# Request:
Out of all the lines below, count those with the word "that". Give the number only.

──────── Information provided ────────

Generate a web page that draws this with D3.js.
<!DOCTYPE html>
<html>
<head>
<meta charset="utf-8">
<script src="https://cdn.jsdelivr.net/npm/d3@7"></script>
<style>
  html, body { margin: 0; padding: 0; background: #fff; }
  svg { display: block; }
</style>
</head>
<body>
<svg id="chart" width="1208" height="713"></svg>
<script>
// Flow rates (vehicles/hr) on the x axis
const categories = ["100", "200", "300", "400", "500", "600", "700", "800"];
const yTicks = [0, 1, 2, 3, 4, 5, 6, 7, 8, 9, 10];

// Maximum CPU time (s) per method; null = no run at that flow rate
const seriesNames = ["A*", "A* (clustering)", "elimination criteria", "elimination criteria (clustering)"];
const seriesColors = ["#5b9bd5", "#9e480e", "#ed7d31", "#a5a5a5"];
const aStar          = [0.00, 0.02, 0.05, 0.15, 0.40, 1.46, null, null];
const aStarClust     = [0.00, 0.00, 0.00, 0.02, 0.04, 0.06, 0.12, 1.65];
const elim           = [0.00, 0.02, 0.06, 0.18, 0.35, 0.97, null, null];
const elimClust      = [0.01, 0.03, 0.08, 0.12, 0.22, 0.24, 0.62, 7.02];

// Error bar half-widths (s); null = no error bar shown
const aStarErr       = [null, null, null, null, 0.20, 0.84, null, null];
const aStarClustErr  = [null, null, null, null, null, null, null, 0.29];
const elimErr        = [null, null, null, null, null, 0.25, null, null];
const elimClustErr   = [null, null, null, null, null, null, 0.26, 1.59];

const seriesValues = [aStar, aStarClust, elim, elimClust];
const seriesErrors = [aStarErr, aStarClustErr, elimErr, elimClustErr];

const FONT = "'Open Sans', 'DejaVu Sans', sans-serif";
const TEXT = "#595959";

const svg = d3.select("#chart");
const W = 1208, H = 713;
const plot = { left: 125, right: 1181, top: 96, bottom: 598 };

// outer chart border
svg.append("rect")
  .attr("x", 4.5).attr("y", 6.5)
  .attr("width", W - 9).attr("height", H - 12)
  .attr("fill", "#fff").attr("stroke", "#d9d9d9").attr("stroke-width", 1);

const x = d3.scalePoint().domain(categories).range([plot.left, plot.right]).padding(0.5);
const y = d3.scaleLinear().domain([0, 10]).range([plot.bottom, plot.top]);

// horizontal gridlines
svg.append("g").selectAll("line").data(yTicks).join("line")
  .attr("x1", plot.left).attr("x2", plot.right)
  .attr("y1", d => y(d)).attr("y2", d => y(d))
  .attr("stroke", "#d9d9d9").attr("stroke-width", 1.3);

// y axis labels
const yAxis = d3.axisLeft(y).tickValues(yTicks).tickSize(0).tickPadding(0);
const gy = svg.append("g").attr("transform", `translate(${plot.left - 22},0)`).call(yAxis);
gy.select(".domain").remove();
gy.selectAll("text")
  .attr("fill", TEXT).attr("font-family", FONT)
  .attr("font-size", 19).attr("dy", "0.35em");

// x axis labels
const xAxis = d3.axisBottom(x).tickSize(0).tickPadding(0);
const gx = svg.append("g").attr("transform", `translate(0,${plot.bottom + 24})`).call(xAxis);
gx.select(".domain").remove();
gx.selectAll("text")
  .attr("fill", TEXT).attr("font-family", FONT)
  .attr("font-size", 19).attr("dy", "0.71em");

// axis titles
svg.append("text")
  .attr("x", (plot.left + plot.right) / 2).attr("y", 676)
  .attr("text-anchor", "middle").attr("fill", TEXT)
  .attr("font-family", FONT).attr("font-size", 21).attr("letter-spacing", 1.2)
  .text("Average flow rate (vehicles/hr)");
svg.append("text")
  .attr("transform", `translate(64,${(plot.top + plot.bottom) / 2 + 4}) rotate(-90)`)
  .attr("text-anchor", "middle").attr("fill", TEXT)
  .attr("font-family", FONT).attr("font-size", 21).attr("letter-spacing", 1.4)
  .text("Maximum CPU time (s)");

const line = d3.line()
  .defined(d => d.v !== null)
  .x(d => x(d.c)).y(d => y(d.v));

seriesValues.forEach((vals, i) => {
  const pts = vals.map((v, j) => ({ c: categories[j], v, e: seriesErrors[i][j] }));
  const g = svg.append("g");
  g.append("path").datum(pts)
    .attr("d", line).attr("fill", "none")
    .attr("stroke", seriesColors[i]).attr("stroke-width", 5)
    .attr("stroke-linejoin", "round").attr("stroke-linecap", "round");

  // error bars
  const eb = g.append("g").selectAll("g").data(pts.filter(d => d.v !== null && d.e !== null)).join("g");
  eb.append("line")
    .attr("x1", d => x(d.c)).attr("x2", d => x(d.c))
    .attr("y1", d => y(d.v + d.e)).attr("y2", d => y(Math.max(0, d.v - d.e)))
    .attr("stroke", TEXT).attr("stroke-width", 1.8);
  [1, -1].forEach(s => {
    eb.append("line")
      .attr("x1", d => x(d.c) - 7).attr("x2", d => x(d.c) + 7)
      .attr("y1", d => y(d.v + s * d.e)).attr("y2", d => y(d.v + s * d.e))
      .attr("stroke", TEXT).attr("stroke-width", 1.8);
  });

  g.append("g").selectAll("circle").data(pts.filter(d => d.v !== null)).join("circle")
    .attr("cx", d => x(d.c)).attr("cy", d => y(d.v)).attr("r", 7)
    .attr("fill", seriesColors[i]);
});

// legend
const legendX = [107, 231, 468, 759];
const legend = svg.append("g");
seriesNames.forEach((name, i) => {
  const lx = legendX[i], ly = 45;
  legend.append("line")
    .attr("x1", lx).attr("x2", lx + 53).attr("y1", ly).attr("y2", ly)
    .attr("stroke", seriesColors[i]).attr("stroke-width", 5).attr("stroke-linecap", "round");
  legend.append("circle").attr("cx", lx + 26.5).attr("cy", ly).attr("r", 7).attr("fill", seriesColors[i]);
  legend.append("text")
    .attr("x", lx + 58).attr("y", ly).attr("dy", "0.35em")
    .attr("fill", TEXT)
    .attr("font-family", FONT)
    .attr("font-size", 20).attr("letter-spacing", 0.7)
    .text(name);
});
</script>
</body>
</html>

────────

# Correct answer:
2